ZURICH (Reuters) - Swiss speciality chemicals maker Clariant (CLN.S) and U.S. group Huntsman (HUN.N) abandoned their $20 billion(£15.28 billion) merger on Friday, notching a win for activist investors who fought the deal for months on the grounds it would destroy shareholder value.
White Tale, the investment vehicle of hedge fund manager Keith Meister and New York-based fund 40 North, had raised its Clariant stake to above 20 percent, Reuters reported on Thursday ahead of the announcement the tie-up was dead.
White Tale’s rising stake, coupled with other Clariant shareholders who came out against the deal, left the Swiss company doubtful of mustering the two-thirds support necessary for the merger to go through.
Chief Executive Hariolf Kottmann said Clariant still had options to explore after further talks with White Tale, which had so far not presented the company with an alternative plan.
“To do a merger of equals ... is one option, to make a large transformational transaction is another option, to continue to stand alone is a third option,” Kottmann told reporters on a call where he vowed to remain CEO.
Some analysts said Clariant could become a bid target, though its shares fell about 5 percent on Friday.
“Clariant is again the No. 1 takeover target,” said Baader Helvea analyst Markus Mayer, who said bidders might wait until Clariant’s share price fell further, or to see if White Tale could install management more favourable to a takeover.
The collapse of the merger also poses a challenge for Huntsman’s founding family, which was set to hold a significant stake in the combined entity but could now struggle to play a role in a consolidating industry without losing influence.
‘SOMETHING MORE SHORT TERM’
Clariant and Huntsman in May struck an agreement that would have given Clariant 52 percent of the combined entity, saying the deal would produce around $400 million in annual cost synergies and create the world’s second-biggest specialty chemicals maker behind Evonik (EVKn.DE).
In fighting the Huntsman tie-up, Meister and 40 North’s David Winter and David Millstone contended the merger would not deliver enough benefits, while exposing Clariant to Huntsman’s debt and volatile commodity chemicals business.
Speculation the deal might fail had been mounting as even supporters sold down their stakes.
“I thought it was a fantastic deal,” said one investor, who sold out on fears White Tale was gaining the upper hand. “I think White Tale want something more short term.”
Alex Roepers, CEO of the $1.3 billion Atlantic Investment Management group, said he had sold the rest of his Clariant stake on Friday, locking in a 50 percent gain in under a year.
“As a stand-alone company, without the potential merger synergies and portfolio optimisation, we regard Clariant as fairly valued at the current share price level,” he said, adding he would monitor Clariant for another attractive entry point.
Clariant shares had risen about 38 percent this year before Friday’s announcement but were still more cheaply rated than rivals, trading at a multiple of 18.7 times forecast earnings against an average 21.3 ratio of peers in the chemicals industry, according to Starmine data.
A source familiar with the acquisition strategy of Germany’s Evonik said it would potentially be interested in acquiring portions of Clariant should the Swiss company be broken up.

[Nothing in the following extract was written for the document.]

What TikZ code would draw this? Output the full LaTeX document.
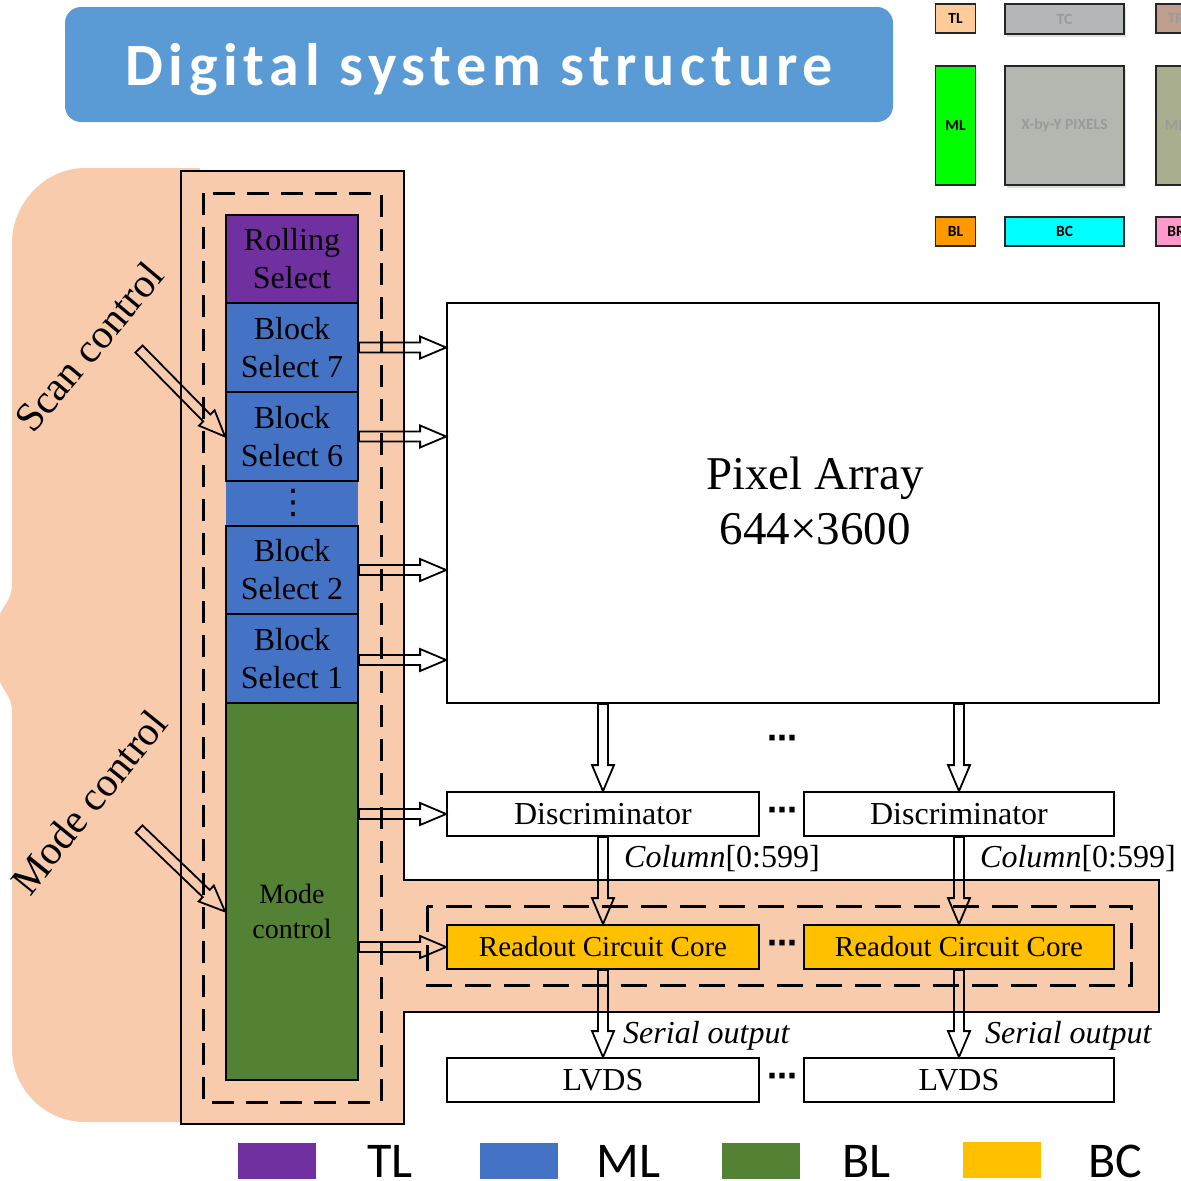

Evonik declined to comment.
Two years ago, Evonik held talks with buyout group CVC over a potential joint offer for Clariant, although Kottmann has said he never received a formal bid.
“There were never serious discussions with another peer, where we were asked if we would divest ourselves, shop the company and be taken over,” Kottmann said.
Huntsman CEO Peter Huntsman said separately he was disappointed the merger with Clariant did not go through.
Clariant and Huntsman, which said its third-quarter costs linked to the merger were $18 million, agreed to forgo breakup fees. Clariant had faced a potential $210 million hit from walking away from the deal, and a $60 million fee if Clariant shareholders failed to approved the transaction.
Clariant, which had hired Goldman Sachs to try to rescue the merger, makes aircraft de-icer, retardant for wildfires, plastics colourings, chemicals to help oil drillers separate oil from water and ingredients for shampoos.
Kottmann said Clariant would sit down again with Meister, Millstone and Winter.
A White Tale spokesman said only it would seek talks with management before commenting. Previously it said it would accept a seat on Clariant’s board as biggest shareholder.
Konstantin Winterstein, a Clariant board member and one of the representatives of Bavarian families that own 14 percent of Clariant, had supported the merger and is sticking by Kottmann.
“Clariant’s development under the long engagement of Hariolf Kottmann and his team has been outstanding and remains well positioned to continue its successful course even without the merger,” Winterstein said.